When Lee Berger, a paleoanthropologist from the University of the Witswatersrand, put out an ad for research explorers in 2013, he attracted members who had strong scholarly qualifications as well as physical flexibility.

That said, exploring the narrow cave would definitely take athletic prowess and — small statures. Some areas were as narrow as 18 centimeters (a little under eight inches). Dr. Marina Elliot joked about trapping herself under the furniture at home to practice. All of that squeezing and twisting paid off, however. The team discovered the largest deposit of ancient hominid fossils anyone has ever found in Africa.

Pod Hotels in Japan

Pod hotels in Kyoto, Japan
Credit: Mr. JK/ Shutterstock 

Several of the destinations on this list are naturally occurring, while others are ancient remains of long-ago civilizations. The pod hotels of Japan, however, are intentionally designed to solve a very modern problem: how to accommodate many people in a limited space. With a population density of around 900 people per square mile (almost 10 times that of the United States), urban sprawl is a real concern for Japan.

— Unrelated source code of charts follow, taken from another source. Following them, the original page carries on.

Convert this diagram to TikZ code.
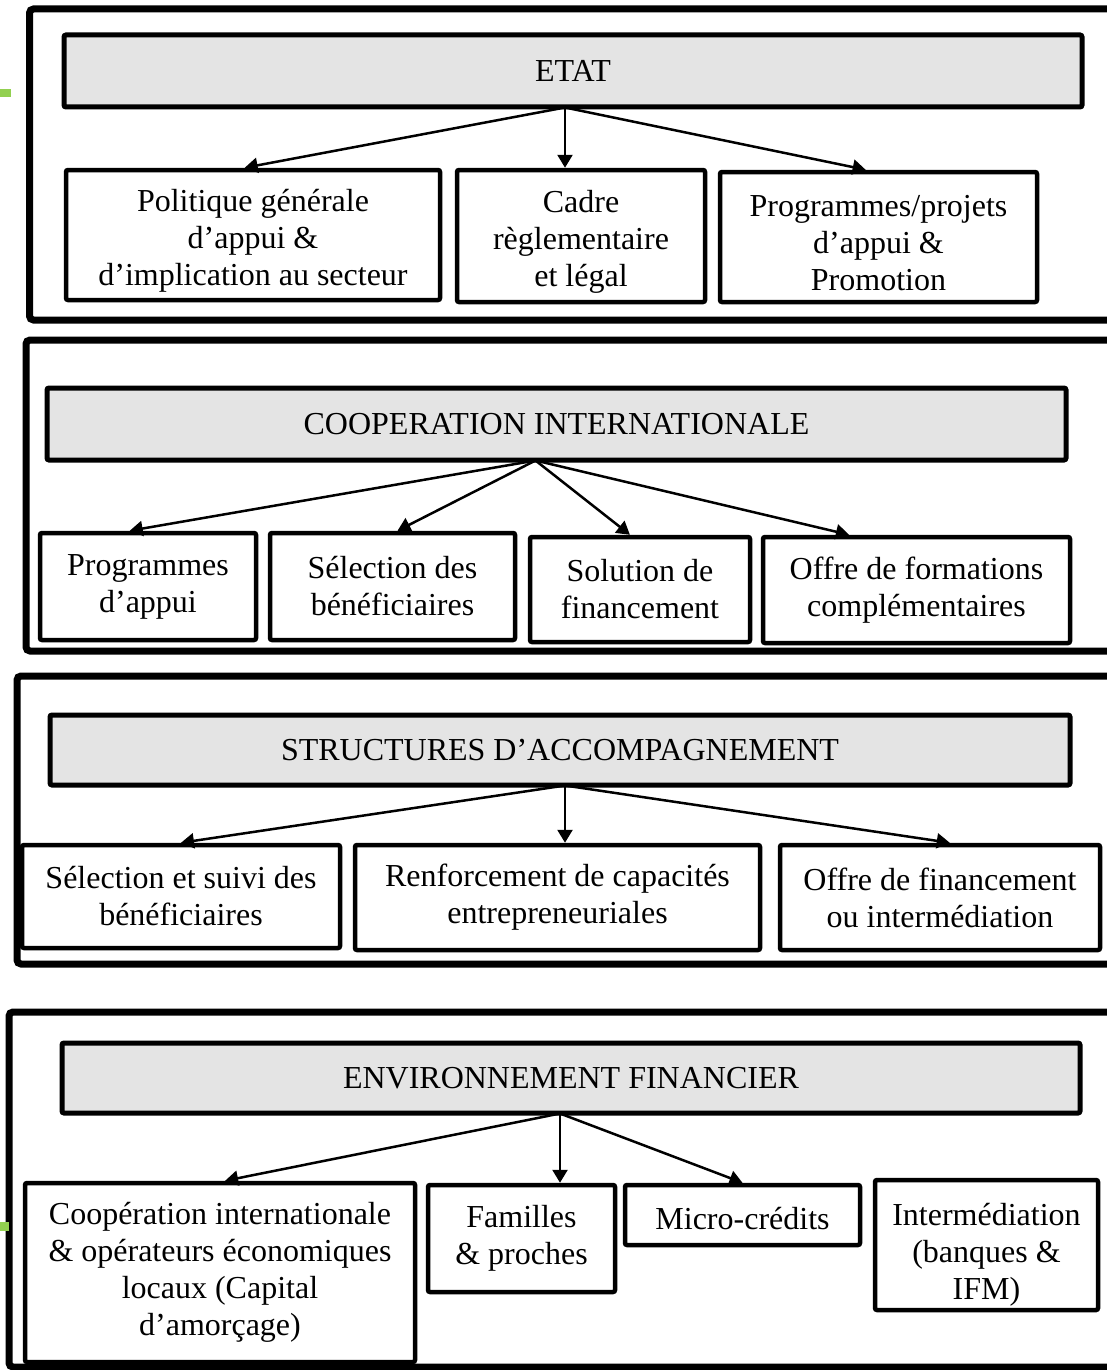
\documentclass[tikz,border=0pt]{standalone}
\usepackage{fontspec}
\setmainfont{Liberation Serif}
\usetikzlibrary{arrows.meta,calc}
\definecolor{hdrgray}{HTML}{E4E4E4}
\definecolor{mkgreen}{HTML}{92D050}
\begin{document}
\begin{tikzpicture}[x=1pt,y=-1pt,
  frame/.style={draw, line width=7pt, rounded corners=4pt},
  hdr/.style={draw, fill=hdrgray, line width=5pt, rounded corners=2pt, inner sep=0pt, font=\fontsize{32}{37}\selectfont},
  cbox/.style={draw, line width=4.5pt, rounded corners=2pt, inner sep=0pt, align=center, font=\fontsize{32}{37}\selectfont},
  lowtext/.style={text height=#1, text depth=0pt},
  arr/.style={line width=2.5pt, -{Triangle[length=13pt,width=15pt]}}]
\useasboundingbox (0,0) rectangle (1107,1370);
% outer frames
\draw[frame] (29.5,9) rectangle (1140,320);
\draw[frame] (26,340) rectangle (1140,651);
\draw[frame] (17,676) rectangle (1140,964);
\draw[frame] (9,1012) rectangle (1140,1367);
% green marks
\fill[mkgreen] (0,89) rectangle (11,97);
\fill[mkgreen] (0,1222) rectangle (9,1231);
% ETAT
\node[hdr, minimum width=1018pt, minimum height=72pt] (etat) at (573,71) {ETAT};
\node[cbox, lowtext=100pt, minimum width=374pt, minimum height=130pt] (p1) at (253,235) {Politique générale\\d’appui \&\\d’implication au secteur};
\node[cbox, lowtext=101pt, minimum width=248pt, minimum height=132pt] (p2) at (581,236) {Cadre\\règlementaire\\et légal};
\node[cbox, lowtext=106pt, minimum width=317pt, minimum height=130pt] (p3) at (878.5,237) {Programmes/projets\\d’appui \&\\Promotion};
\coordinate (e0) at ($(etat.south)+(-8,-2)$);
\draw[arr] (e0) -- ($(p1.north west)!0.478!(p1.north east)$);
\draw[arr] (e0) -- (e0 |- p2.north);
\draw[arr] (e0) -- ($(p3.north west)!0.46!(p3.north east)$);
% COOPERATION
\node[hdr, minimum width=1019pt, minimum height=72pt] (coop) at (556.5,424) {COOPERATION INTERNATIONALE};
\node[cbox, minimum width=216pt, minimum height=107pt] (c1) at (148,586.5) {Programmes\\d’appui};
\node[cbox, minimum width=245pt, minimum height=107pt] (c2) at (392.5,586.5) {Sélection des\\bénéficiaires};
\node[cbox, minimum width=220pt, minimum height=105pt] (c3) at (640,589.5) {Solution de\\financement};
\node[cbox, minimum width=307pt, minimum height=106pt] (c4) at (916.5,590) {Offre de formations\\complémentaires};
\coordinate (k0) at ($(coop.south)+(-21,-2)$);
\draw[arr] (k0) -- ($(c1.north west)!0.417!(c1.north east)$);
\draw[arr] (k0) -- ($(c2.north west)!0.52!(c2.north east)$);
\draw[arr] (k0) -- ($(c3.north west)!0.455!(c3.north east)$);
\draw[arr] (k0) -- ($(c4.north west)!0.283!(c4.north east)$);
% STRUCTURES
\node[hdr, minimum width=1020pt, minimum height=70pt] (stru) at (560,750) {STRUCTURES D’ACCOMPAGNEMENT};
\node[cbox, minimum width=318pt, minimum height=103pt] (s1) at (181,896.5) {Sélection et suivi des\\bénéficiaires};
\node[cbox, minimum width=405pt, minimum height=105pt] (s2) at (557.5,897.5) {Renforcement de capacités\\entrepreneuriales};
\node[cbox, minimum width=320pt, minimum height=105pt] (s3) at (940,897.5) {Offre de financement\\ou intermédiation};
\coordinate (t0) at ($(stru.south)+(5,-2)$);
\draw[arr] (t0) -- ($(s1.north west)!0.5!(s1.north east)$);
\draw[arr] (t0) -- (t0 |- s2.north);
\draw[arr] (t0) -- ($(s3.north west)!0.53!(s3.north east)$);
% ENVIRONNEMENT
\node[hdr, minimum width=1018pt, minimum height=70pt] (envi) at (571,1078) {ENVIRONNEMENT FINANCIER};
\node[cbox, minimum width=390pt, minimum height=179pt] (f1) at (220,1272.5) {Coopération internationale\\\& opérateurs économiques\\locaux (Capital\\d’amorçage)};
\node[cbox, minimum width=187pt, minimum height=107pt] (f2) at (521.5,1238.5) {Familles\\\& proches};
\node[cbox, lowtext=28pt, minimum width=235pt, minimum height=60pt] (f3) at (742.5,1215) {Micro-crédits};
\node[cbox, lowtext=108pt, minimum width=223pt, minimum height=130pt] (f4) at (986.5,1245) {Intermédiation\\(banques \&\\IFM)};
\coordinate (v0) at ($(envi.south)+(-11,-2)$);
\draw[arr] (v0) -- ($(f1.north west)!0.513!(f1.north east)$);
\draw[arr] (v0) -- (v0 |- f2.north);
\draw[arr] (v0) -- ($(f3.north west)!0.5!(f3.north east)$);
\end{tikzpicture}
\end{document}
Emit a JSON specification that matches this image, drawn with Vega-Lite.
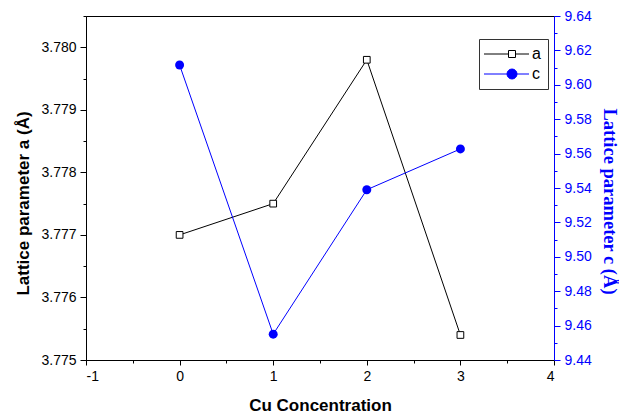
{
  "$schema": "https://vega.github.io/schema/vega-lite/v6.json",
  "width": 468,
  "height": 344,
  "autosize": "none",
  "padding": {"left": 86, "top": 16, "right": 65, "bottom": 55},
  "background": "white",
  "config": {
    "view": {"stroke": "black", "strokeWidth": 1},
    "font": "Liberation Sans",
    "axis": {"labelFont": "Liberation Sans", "labelFontSize": 14, "grid": false, "tickColor": "black", "domainColor": "black", "labelColor": "black"},
    "legend": {"title": null, "orient": "none", "legendX": 393, "legendY": 23, "strokeColor": "#333", "padding": 7, "labelFont": "Liberation Sans", "labelFontSize": 16, "labelColor": "black", "labelOffset": 30, "rowPadding": 4, "symbolStrokeWidth": 1, "symbolOpacity": 1}
  },
  "data": {
    "values": [
      {"conc": 0, "series": "a", "v": 3.7770},
      {"conc": 1, "series": "a", "v": 3.7775},
      {"conc": 2, "series": "a", "v": 3.7798},
      {"conc": 3, "series": "a", "v": 3.7754},
      {"conc": 0, "series": "c", "v": 9.6115},
      {"conc": 1, "series": "c", "v": 9.455},
      {"conc": 2, "series": "c", "v": 9.539},
      {"conc": 3, "series": "c", "v": 9.5627}
    ]
  },
  "layer": [
    {
      "transform": [{"filter": "datum.series === 'a'"}],
      "mark": {"type": "line", "color": "black", "strokeWidth": 1},
      "encoding": {
        "x": {"field": "conc", "type": "quantitative", "scale": {"domain": [-1, 4], "nice": false, "zero": false},
          "axis": {"orient": "bottom", "values": [-1, -0.5, 0, 0.5, 1, 1.5, 2, 2.5, 3, 3.5, 4], "tickCount": 100,
            "labelExpr": "datum.value % 1 === 0 ? datum.value + '' : ''",
            "tickSize": {"condition": {"test": "datum.value % 1 === 0", "value": 5}, "value": 3},
            "labelPadding": 4, "title": "Cu Concentration", "titleFont": "Liberation Sans", "titleFontSize": 17, "titleFontWeight": "bold", "titleColor": "black", "titlePadding": 14, "domainColor": "black"}},
        "y": {"field": "v", "type": "quantitative", "scale": {"domain": [3.775, 3.7805], "nice": false, "zero": false},
          "axis": {"orient": "left", "tickCount": 11,
            "labelExpr": "abs(datum.value * 1000 - round(datum.value * 1000)) < 0.01 ? format(datum.value, '.3f') : ''",
            "tickSize": {"condition": {"test": "abs(datum.value * 1000 - round(datum.value * 1000)) < 0.01", "value": 6}, "value": 3},
            "labelPadding": 4, "title": "Lattice parameter a (Å)", "titleFont": "Liberation Sans", "titleFontSize": 17, "titleFontWeight": "bold", "titleColor": "black", "titlePadding": 8, "titleY": 187}}
      }
    },
    {
      "transform": [{"filter": "datum.series === 'a'"}],
      "mark": {"type": "point", "shape": "square", "filled": true, "fill": "white", "stroke": "black", "strokeWidth": 1, "size": 45, "opacity": 1},
      "encoding": {
        "x": {"field": "conc", "type": "quantitative", "axis": null},
        "y": {"field": "v", "type": "quantitative", "scale": {"domain": [3.775, 3.7805], "nice": false, "zero": false}, "axis": null}
      }
    },
    {
      "transform": [{"filter": "datum.series === 'c'"}],
      "mark": {"type": "line", "color": "blue", "strokeWidth": 1},
      "encoding": {
        "x": {"field": "conc", "type": "quantitative", "axis": null},
        "y": {"field": "v", "type": "quantitative", "scale": {"domain": [9.44, 9.64], "nice": false, "zero": false},
          "axis": {"orient": "right", "tickCount": 20,
            "labelExpr": "abs(datum.value * 50 - round(datum.value * 50)) < 0.01 ? format(datum.value, '.2f') : ''",
            "tickSize": {"condition": {"test": "abs(datum.value * 50 - round(datum.value * 50)) < 0.01", "value": 6}, "value": 3},
            "labelPadding": 4, "tickColor": "blue", "domainColor": "blue", "labelColor": "blue", "title": "Lattice parameter c (Å)", "titleFont": "Liberation Serif", "titleFontSize": 18.5, "titleFontWeight": "bold", "titleColor": "blue", "titlePadding": 8, "titleY": 185}}
      }
    },
    {
      "transform": [{"filter": "datum.series === 'c'"}],
      "mark": {"type": "point", "shape": "circle", "filled": true, "color": "blue", "size": 80, "opacity": 1},
      "encoding": {
        "x": {"field": "conc", "type": "quantitative", "axis": null},
        "y": {"field": "v", "type": "quantitative", "scale": {"domain": [9.44, 9.64], "nice": false, "zero": false}, "axis": null}
      }
    },
    {
      "transform": [{"filter": "false"}],
      "mark": {"type": "point", "filled": true, "strokeWidth": 1, "size": 100, "opacity": 1},
      "encoding": {
        "shape": {"field": "series", "type": "nominal",
          "scale": {"domain": ["a", "c"], "range": ["M-2,0H2.9M4.3,0H7M2.9,-0.7H4.3V0.7H2.9Z", "M-2,0H7M4.6,0A1,1,0,1,1,2.6,0A1,1,0,1,1,4.6,0Z"]}},
        "stroke": {"field": "series", "type": "nominal", "scale": {"domain": ["a", "c"], "range": ["black", "blue"]}},
        "fill": {"field": "series", "type": "nominal", "scale": {"domain": ["a", "c"], "range": ["white", "blue"]}}
      }
    }
  ],
  "resolve": {
    "scale": {"y": "independent"},
    "axis": {"x": "independent", "y": "independent"}
  }
}
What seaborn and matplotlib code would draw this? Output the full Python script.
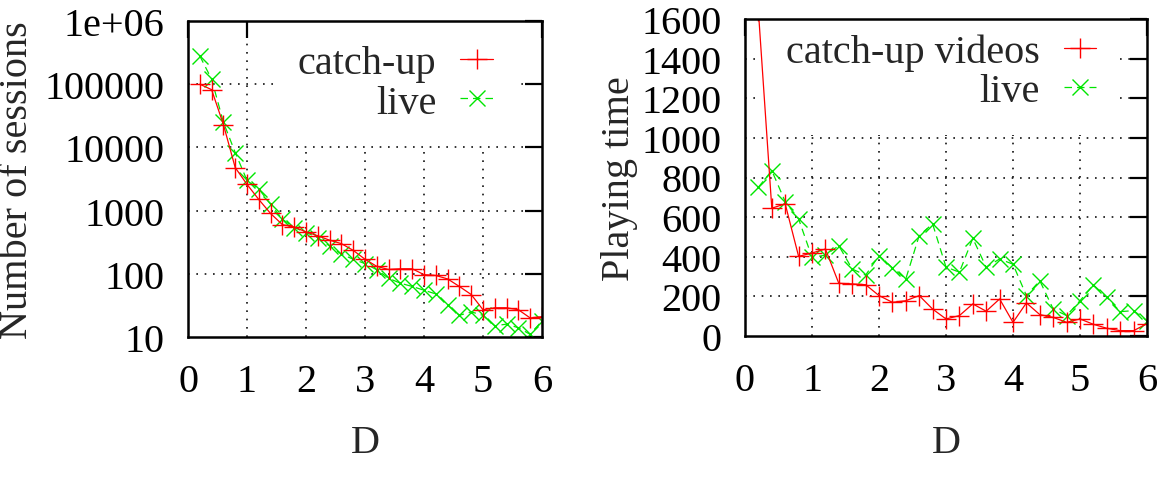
import matplotlib
matplotlib.use("Agg")
import matplotlib.pyplot as plt
from matplotlib.ticker import LogLocator, NullFormatter, NullLocator, FixedLocator
import seaborn as sns
import pandas as pd

# ---------------- data ----------------
D = [0.2, 0.4, 0.6, 0.8, 1.0, 1.2, 1.4, 1.6, 1.8, 2.0,
     2.2, 2.4, 2.6, 2.8, 3.0, 3.2, 3.4, 3.6, 3.8, 4.0,
     4.2, 4.4, 4.6, 4.8, 5.0, 5.2, 5.4, 5.6, 5.8, 6.0]

sessions_catchup = [100000, 82000, 23000, 4800, 2600, 1500, 900, 600, 550, 460,
                    400, 340, 300, 235, 170, 131, 117, 120, 120, 97,
                    94, 83, 63, 47, 27, 29, 29, 27, 20, 21]
sessions_live = [280000, 120000, 25000, 8300, 3000, 2200, 1260, 730, 540, 450,
                 375, 275, 205, 170, 145, 116, 85, 71, 63, 55,
                 48, 32, 22, 25, 22, 15, 16, 14, 11, 18]

playtime_catchup = [1640, 645, 667, 402, 419, 439, 266, 263, 259, 204,
                    170, 178, 204, 136, 86, 103, 162, 125, 187, 69,
                    167, 108, 94, 69, 86, 59, 39, 27, 27, 62]
playtime_live = [751, 835, 678, 591, 397, 408, 456, 338, 307, 406,
                 344, 288, 507, 566, 348, 322, 493, 347, 389, 362,
                 204, 279, 136, 103, 178, 258, 195, 123, 128, 77]

X_TICKS = [0, 1, 2, 3, 4, 5, 6]
SESS_TICKS = [10, 100, 1000, 10000, 100000, 1000000]
SESS_LABELS = ["10", "100", "1000", "10000", "100000", "1e+06"]
PLAY_TICKS = [0, 200, 400, 600, 800, 1000, 1200, 1400, 1600]

LEFT_LABELS = ["catch-up", "live"]
RIGHT_LABELS = ["catch-up videos", "live"]
X_LABEL = "D"
Y_LABEL_LEFT = "Number of sessions"
Y_LABEL_RIGHT = "Playing time"

# ---------------- style ----------------
sns.set_style("white")
plt.rcParams["font.family"] = ["Liberation Serif", "DejaVu Serif"]
FS = 29
RED = "#ff0000"
GREEN = "#00e600"

fig = plt.figure(figsize=(11.62, 4.81), dpi=100)
axL = fig.add_axes([188 / 1162, (481 - 338) / 481, 354 / 1162, 316 / 481])
axR = fig.add_axes([745 / 1162, (481 - 337) / 481, 402 / 1162, 317 / 481])


def draw(ax, y1, y2, labels):
    sns.lineplot(x=D, y=y1, ax=ax, color=RED, marker="+", markersize=14,
                 markeredgewidth=1.0, markeredgecolor=RED, linewidth=0.9,
                 label=labels[0], zorder=3)
    sns.lineplot(x=D, y=y2, ax=ax, color=GREEN, marker="x", markersize=11,
                 markeredgewidth=1.0, markeredgecolor=GREEN, linewidth=0.9,
                 linestyle=(0, (6, 4)), label=labels[1], zorder=2.8)


draw(axL, sessions_catchup, sessions_live, LEFT_LABELS)
draw(axR, playtime_catchup, playtime_live, RIGHT_LABELS)

# left axis (log)
axL.set_yscale("log")
axL.set_ylim(10, 1e6)
axL.yaxis.set_major_locator(FixedLocator(SESS_TICKS))
axL.set_yticklabels(SESS_LABELS)
axL.yaxis.set_minor_locator(LogLocator(base=10, subs=(2, 5, 8)))
axL.yaxis.set_minor_formatter(NullFormatter())

axR.set_ylim(0, 1600)
axR.set_yticks(PLAY_TICKS)
axR.set_yticklabels([str(t) for t in PLAY_TICKS])

for ax, yt in ((axL, SESS_TICKS), (axR, PLAY_TICKS)):
    ax.set_xlim(0, 6)
    ax.set_xticks(X_TICKS)
    ax.set_xticklabels([str(t) for t in X_TICKS])
    ax.xaxis.set_minor_locator(NullLocator())
    for x in X_TICKS[1:-1]:
        ax.axvline(x, color="#111111", lw=1.2, ls=(0, (1, 4)), zorder=0.5)
    for y in yt[1:-1]:
        ax.axhline(y, color="#111111", lw=1.2, ls=(0, (1, 4)), zorder=0.5)
    for s in ax.spines.values():
        s.set_linewidth(1.8)
        s.set_color("black")
        s.set_zorder(4)
    ax.tick_params(which="major", direction="in", length=12, width=1.6,
                   top=True, right=True, labelsize=FS, colors="black")
    ax.tick_params(which="minor", direction="in", length=6, width=1.6,
                   top=True, right=True)
    ax.tick_params(axis="x", pad=19)
    ax.tick_params(axis="y", pad=17)
    ax.set_xlabel(X_LABEL, fontsize=FS)

axL.set_ylabel(Y_LABEL_LEFT, fontsize=FS)
axR.set_ylabel(Y_LABEL_RIGHT, fontsize=FS)
axL.yaxis.set_label_coords(-0.43, 0.5)
axR.yaxis.set_label_coords(-0.266, 0.5)
axL.xaxis.set_label_coords(0.5, -0.275)
axR.xaxis.set_label_coords(0.5, -0.278)

for ax, anchor in ((axL, (0.929, 1.0)), (axR, (0.933, 1.03))):
    leg = ax.legend(loc="upper right", bbox_to_anchor=anchor, borderaxespad=0,
                    markerfirst=False, frameon=True, fancybox=False,
                    framealpha=1, facecolor="white", edgecolor="none",
                    handlelength=0.8, handletextpad=0.6, labelspacing=0.05,
                    borderpad=0.6, fontsize=FS, numpoints=1)
    leg.get_frame().set_linewidth(0)
    leg.set_zorder(1)

fig.savefig("out.png", dpi=100)
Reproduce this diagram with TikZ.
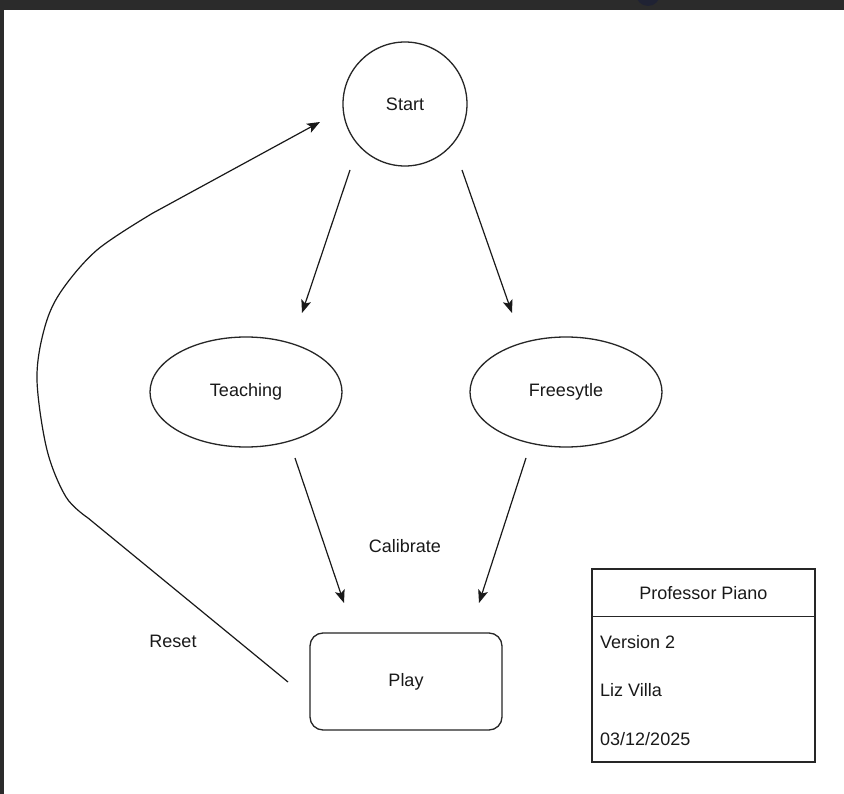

One solution is pod hotels. These often luxurious but tiny spaces are pods stacked on top of one another in a room. Each pod generally offers a tiny bed, locker, and TV. Want to avoid triggering your claustrophobic tendencies? If so, you’re going to want to avoid Shell Nell Namba, one of Japan’s newest pod hotels. The capsule spaces look like stacked shelving with tiny doors.

Many, however, have curtains that offer a little bit of privacy in a confined space. Guests usually share communal bathrooms and crawl into coffin-shaped pods at night. For those who can get over the claustrophobic nature of these tiny spaces, a nice night's sleep can be had for very reasonable rates.